By Robert A. Vella
Get ready for a somewhat disturbing, yet altogether enlightening philosophical journey into the unknown. On second thought, I shouldn’t have used the word unknown. Author John Zande, in his new nonfiction treatise On the Problem of Good, isn’t telling us that which we do not know. Rather, he is challenging our notions of that which we think we know. This masterpiece of metaphysical and existential exploration focuses entirely on the abstract concepts of good and evil; which, in my view, do not exist outside the human mind.
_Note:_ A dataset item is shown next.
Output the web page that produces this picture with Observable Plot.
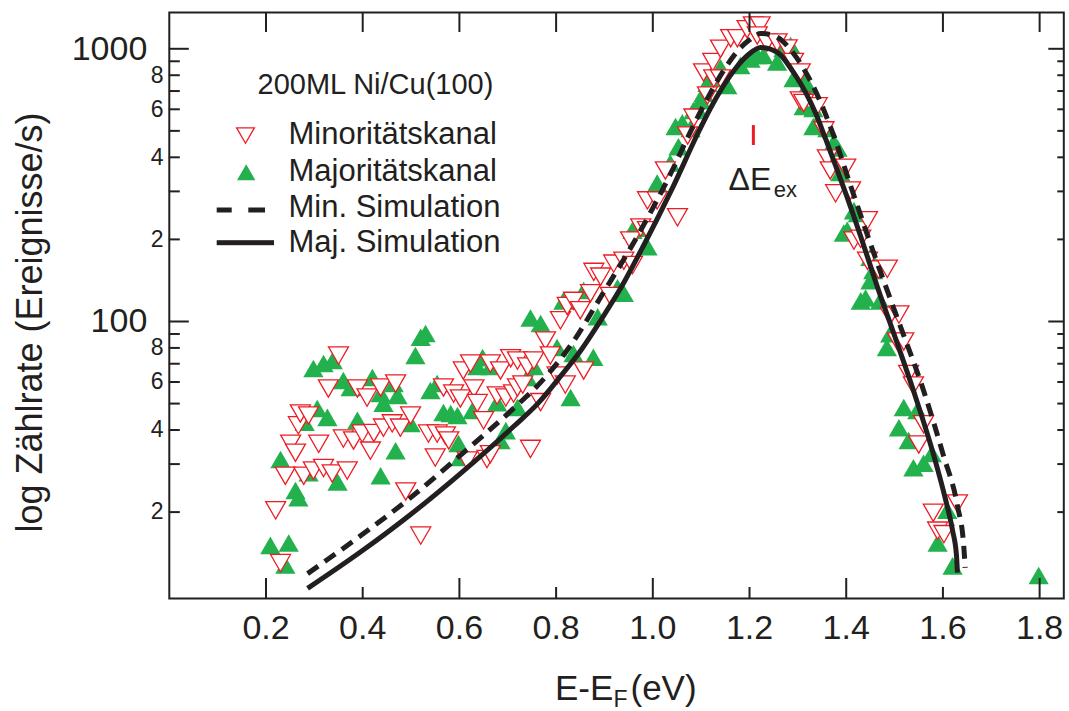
<!DOCTYPE html>
<html><head><meta charset="utf-8">
<script src="https://cdn.jsdelivr.net/npm/d3@7"></script>
<script src="https://cdn.jsdelivr.net/npm/@observablehq/plot@0.6"></script>
<style>body{margin:0;background:#fff}</style>
</head><body><div id="chart"></div>
<script>
// Majoritätskanal (green, filled up-triangles)
const majX = [0.209,0.230,0.240,0.247,0.261,0.267,0.280,0.288,0.298,0.306,0.319,0.327,0.338,0.348,0.360,0.375,0.389,0.420,0.437,0.443,0.437,0.464,0.472,0.468,0.499,0.509,0.520,0.530,0.540,0.554,0.567,0.582,0.596,0.598,0.602,0.627,0.637,0.648,0.664,0.678,0.685,0.696,0.720,0.741,0.747,0.754,0.768,0.802,0.815,0.830,0.836,0.857,0.877,0.886,0.927,0.940,0.958,0.968,0.989,1.009,1.036,1.047,1.053,1.061,1.078,1.084,1.092,1.099,1.105,1.113,1.119,1.140,1.154,1.181,1.202,1.216,1.229,1.257,1.270,1.285,1.291,1.305,1.312,1.320,1.332,1.332,1.340,1.361,1.374,1.382,1.388,1.395,1.402,1.416,1.424,1.430,1.440,1.450,1.450,1.456,1.470,1.484,1.491,1.509,1.519,1.529,1.539,1.547,1.560,1.577,1.589,1.609,1.620,1.798];
const majY = [15.1,31.2,12.8,15.4,24.0,22.6,42.7,27.9,67.2,48.0,70.1,44.5,71.9,25.8,60.8,57.3,43.4,62.3,54.4,50.2,27.2,59.2,53.5,33.6,42.3,75.0,87.5,90.3,55.8,59.2,46.4,46.0,45.2,35.7,31.7,47.2,68.4,73.7,68.4,50.4,36.6,39.8,48.4,62.3,103,68.4,98.3,80.3,119,52.6,76.3,130,73.9,104,133,127,216,220,188,322,381,519,437,535,510,594,604,646,687,748,778,852,733,869,918,945,945,894,1003,1028,778,798,615,733,604,519,535,510,453,433,352,211,216,255,249,119,122,172,141,154,119,80.3,90.2,40.8,48.4,36.6,29.1,47.2,30.2,32.8,15.4,20.3,12.7,11.7];

// Minoritätskanal (red, open down-triangles)
const minX = [0.220,0.230,0.240,0.251,0.261,0.267,0.271,0.278,0.288,0.298,0.309,0.319,0.329,0.337,0.350,0.360,0.368,0.381,0.389,0.399,0.409,0.416,0.423,0.437,0.443,0.461,0.468,0.478,0.489,0.499,0.520,0.536,0.550,0.554,0.567,0.571,0.578,0.588,0.602,0.608,0.616,0.623,0.630,0.637,0.650,0.657,0.664,0.664,0.678,0.685,0.696,0.706,0.712,0.720,0.720,0.731,0.741,0.747,0.754,0.768,0.778,0.788,0.802,0.809,0.819,0.823,0.836,0.850,0.857,0.871,0.878,0.892,0.912,0.919,0.940,0.954,0.958,0.975,0.989,0.989,1.009,1.026,1.051,1.072,1.085,1.105,1.113,1.124,1.126,1.140,1.140,1.161,1.175,1.195,1.208,1.222,1.216,1.236,1.257,1.278,1.291,1.305,1.305,1.312,1.340,1.354,1.361,1.367,1.378,1.399,1.409,1.416,1.430,1.444,1.444,1.467,1.485,1.491,1.509,1.506,1.519,1.529,1.539,1.550,1.560,1.580,1.589,1.602,1.630];
const minY = [20.3,13.0,27.2,35.6,33.0,41.6,46.0,27.2,45.2,28.4,35.6,29.0,56.8,27.7,75.0,37.2,28.4,36.6,56.8,38.8,52.6,33.6,39.0,57.3,40.8,42.3,59.2,40.8,23.8,45.2,16.4,38.8,31.7,38.8,57.3,38.2,36.6,54.4,52.2,66.1,30.9,70.1,56.8,50.2,43.4,31.3,70.1,32.6,53.5,66.1,52.6,73.3,54.4,71.9,57.3,58.7,68.4,34.1,71.9,50.6,85.2,75.0,63.4,101,58.7,114,119,110,66.1,127,152,146,124,163,167,198,161,221,216,278,278,358,241,481,559,819,674,894,778,1000,778,1093,1093,1180,1217,1217,1119,1055,1055,1003,894,819,646,633,615,502,396,358,295,366,302,198,201,235,167,155,156,105,106,84.5,84.5,64.2,58.2,35.4,42.0,19.9,17.1,16.6,21.5];

// Simulations
const minSimX = [0.286,0.396,0.499,0.602,0.712,0.768,0.830,0.898,0.975,1.037,1.084,1.115,1.144,1.171,1.198,1.223,1.250,1.291,1.332,1.374,1.409,1.450,1.506,1.560,1.601,1.630,1.643,1.646];
const minSimY = [11.9,16.4,22.6,32.3,48.0,59.8,81.7,127.7,216,349,523,668,819,961,1072,1138,1119,961,727,481,315,193,102.6,55.8,32.3,21.1,15.1,12.5];
const majSimX = [0.286,0.396,0.499,0.602,0.712,0.762,0.809,0.851,0.892,0.933,0.981,1.043,1.093,1.119,1.144,1.171,1.198,1.223,1.258,1.291,1.316,1.337,1.357,1.378,1.399,1.430,1.465,1.502,1.539,1.581,1.605,1.620,1.628,1.630];
const majSimY = [10.5,14.3,19.6,27.7,41.2,50.0,62.9,78.3,100.8,132,190,315,489,604,721,847,953,1011,969,819,692,579,469,373,295,205,133,86.6,55.8,32.3,22.4,17.1,13.9,12.0];

// Exchange splitting marker
const exSplitX = [1.208];
const exSplitLo = [442];
const exSplitHi = [523];

// Ticks and labels
const xMajorTicks = [0.2,0.6,1.0,1.4,1.8];
const xMinorTicks = [0.4,0.8,1.2,1.6];
const xTopTicks = [0.2,0.4,0.6,0.8,1.0,1.2,1.4,1.6,1.8];
const xTickLabels = [0.2,0.4,0.6,0.8,1.0,1.2,1.4,1.6,1.8];
const yMajorTicks = [100,1000];
const yMinorTicks = [20,30,40,50,60,70,80,90,200,300,400,500,600,700,800,900];
const yMinorLabels = [20,40,60,80,200,400,600,800];

const legendTitle = "200ML Ni/Cu(100)";
const legendNames = ["Minoritätskanal","Majoritätskanal","Min. Simulation","Maj. Simulation"];
const legendBaselines = [143, 180, 216.7, 251.7];

const INK = "#231f20", RED = "#ed1c24", GREEN = "#22b14c";
const W = 1069, H = 711, ML = 168.8, MR = 5.7, MT = 12, MB = 113;
const FW = W - ML - MR, FH = H - MT - MB;

const majority = majX.map((x, i) => ({x, y: majY[i]}));
const minority = minX.map((x, i) => ({x, y: minY[i]}));
const minSim = minSimX.map((x, i) => ({x, y: minSimY[i]}));
const majSim = majSimX.map((x, i) => ({x, y: majSimY[i]}));
const exSplit = exSplitX.map((x, i) => ({x, y1: exSplitLo[i], y2: exSplitHi[i]}));

function tri(down) {
  return {draw(context, size) {
    const r = Math.sqrt(size / Math.PI);
    const s = r * 2.7, h = s * Math.sqrt(3) / 2;
    const a = down ? h / 2 : -h / 2;
    context.moveTo(0, a);
    context.lineTo(-s / 2, -a);
    context.lineTo(s / 2, -a);
    context.closePath();
  }};
}
const triUp = tri(false), triDown = tri(true);

const txt = (s, o) => Plot.text([s], {fill: INK, ...o});

const chart = Plot.plot({
  width: W, height: H,
  marginLeft: ML, marginRight: MR, marginTop: MT, marginBottom: MB,
  x: {domain: [0, 1.85], axis: null},
  y: {type: "log", domain: [9.643, 1358.6], axis: null},
  style: {fontFamily: "'Liberation Sans', Arial, Helvetica, sans-serif", background: "white", color: INK},
  marks: [
    // data
    Plot.dot(majority, {x: "x", y: "y", symbol: triUp, r: 7.5, fill: GREEN}),
    Plot.dot(minority, {x: "x", y: "y", symbol: triDown, r: 7.4, fill: "white", stroke: RED, strokeWidth: 1.3}),
    Plot.line(minSim, {x: "x", y: "y", stroke: INK, strokeWidth: 5, strokeDasharray: "13,8", strokeLinecap: "butt", curve: "monotone-x"}),
    Plot.line(majSim, {x: "x", y: "y", stroke: INK, strokeWidth: 5, strokeLinecap: "butt", curve: "monotone-x"}),
    Plot.ruleX(exSplit, {x: "x", y1: "y1", y2: "y2", stroke: RED, strokeWidth: 3}),
    // frame and ticks
    Plot.frame({stroke: INK, strokeWidth: 2}),
    Plot.ruleX(xMajorTicks, {x: d => d, insetTop: FH - 20, stroke: INK, strokeWidth: 2}),
    Plot.ruleX(xMinorTicks, {x: d => d, insetTop: FH - 11, stroke: INK, strokeWidth: 2}),
    Plot.ruleX(xTopTicks, {x: d => d, insetBottom: FH - 20, stroke: INK, strokeWidth: 2}),
    Plot.ruleY(yMajorTicks, {y: d => d, insetRight: FW - 20, stroke: INK, strokeWidth: 2}),
    Plot.ruleY(yMinorTicks, {y: d => d, insetRight: FW - 11, stroke: INK, strokeWidth: 2}),
    Plot.ruleY(yMajorTicks, {y: d => d, insetLeft: FW - 15, stroke: INK, strokeWidth: 2}),
    Plot.ruleY(yMinorTicks, {y: d => d, insetLeft: FW - 6, stroke: INK, strokeWidth: 2}),
    // tick labels
    Plot.text(xTickLabels, {x: d => d, text: d => d.toFixed(1), frameAnchor: "bottom", textAnchor: "middle", lineAnchor: "bottom", dy: 40, fontSize: 34, fill: INK}),
    Plot.text(yMajorTicks, {y: d => d, text: d => String(d), frameAnchor: "left", textAnchor: "end", lineAnchor: "middle", dx: -22, fontSize: 34, fill: INK}),
    Plot.text(yMinorLabels, {y: d => d, text: d => String(d)[0], frameAnchor: "left", textAnchor: "end", lineAnchor: "middle", dx: -5.8, fontSize: 23, fill: INK}),
    // axis titles
    txt("log Zählrate (Ereignisse/s)", {frameAnchor: "left", rotate: -90, textAnchor: "middle", lineAnchor: "middle", dx: -138.6, dy: 17, fontSize: 36}),
    txt("E-E", {frameAnchor: "bottom", textAnchor: "start", lineAnchor: "bottom", dx: 554.5 - (ML + FW / 2), dy: 101, fontSize: 35}),
    txt("F", {frameAnchor: "bottom", textAnchor: "start", lineAnchor: "bottom", dx: 613 - (ML + FW / 2), dy: 108, fontSize: 23}),
    txt("(eV)", {frameAnchor: "bottom", textAnchor: "start", lineAnchor: "bottom", dx: 630 - (ML + FW / 2), dy: 101, fontSize: 35}),
    // annotation ΔE_ex
    txt("ΔE", {frameAnchor: "top-left", textAnchor: "start", lineAnchor: "bottom", dx: 728 - ML, dy: 189.3 - MT, fontSize: 32}),
    txt("ex", {frameAnchor: "top-left", textAnchor: "start", lineAnchor: "bottom", dx: 773.3 - ML, dy: 196.7 - MT, fontSize: 22}),
    // legend
    txt(legendTitle, {frameAnchor: "top-left", textAnchor: "start", lineAnchor: "bottom", dx: 257 - ML, dy: 93.5 - MT, fontSize: 29}),
    ...legendNames.map((name, i) => txt(name, {frameAnchor: "top-left", textAnchor: "start", lineAnchor: "bottom", dx: 288 - ML, dy: legendBaselines[i] - MT, fontSize: 31})),
    Plot.dot([0], {frameAnchor: "top-left", dx: 245 - ML, dy: 135 - MT, symbol: triDown, r: 6.6, fill: "white", stroke: RED, strokeWidth: 1.3}),
    Plot.dot([0], {frameAnchor: "top-left", dx: 245.7 - ML, dy: 171.7 - MT, symbol: triUp, r: 6.8, fill: GREEN}),
    Plot.rect([0], {insetLeft: 216.7 - ML, insetRight: ML + FW - 231.7, insetTop: 207.5 - MT, insetBottom: MT + FH - 212.5, fill: INK}),
    Plot.rect([0], {insetLeft: 248.3 - ML, insetRight: ML + FW - 265, insetTop: 207.5 - MT, insetBottom: MT + FH - 212.5, fill: INK}),
    Plot.rect([0], {insetLeft: 216.7 - ML, insetRight: ML + FW - 274, insetTop: 240.2 - MT, insetBottom: MT + FH - 245.2, fill: INK})
  ]
});
document.getElementById("chart").appendChild(chart);
</script>
</body></html>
The book‘s religious implications are unavoidable, although Zande doesn’t directly confront it. Instead, he expertly concentrates on the subject at hand; that is, “the problem of good.” Specifically, the author cites an impressive array of scientific facts (worth reading on its own merits) he utilizes to refute the idea that our world was once inherently good, and that it has subsequently gone astray (i.e. become evil). “There has been no mistake,” Zande asserts.
The problem of good is broken down into three components having a complete chapter devoted to each. The use of imaginative metaphors (e.g. singing stars, and death-fearing hydrogen atoms) and illuminating scientific analogues (e.g. the electrochemical processes of plants to sense physical damage or pain) is quite sophisticated and stunningly effective. Zande’s contention that greater good only results in greater evil reaffirms, intentionally or not, my belief that good and evil are inseparable artificial concepts.
A formal challenge is offered at the end of the book which is both interesting and provocative. I’d enjoy reading responses from those who would dare accept the challenge for that would be a difficult endeavor, indeed.
This book is an intensely fascinating read, and I highly recommend it.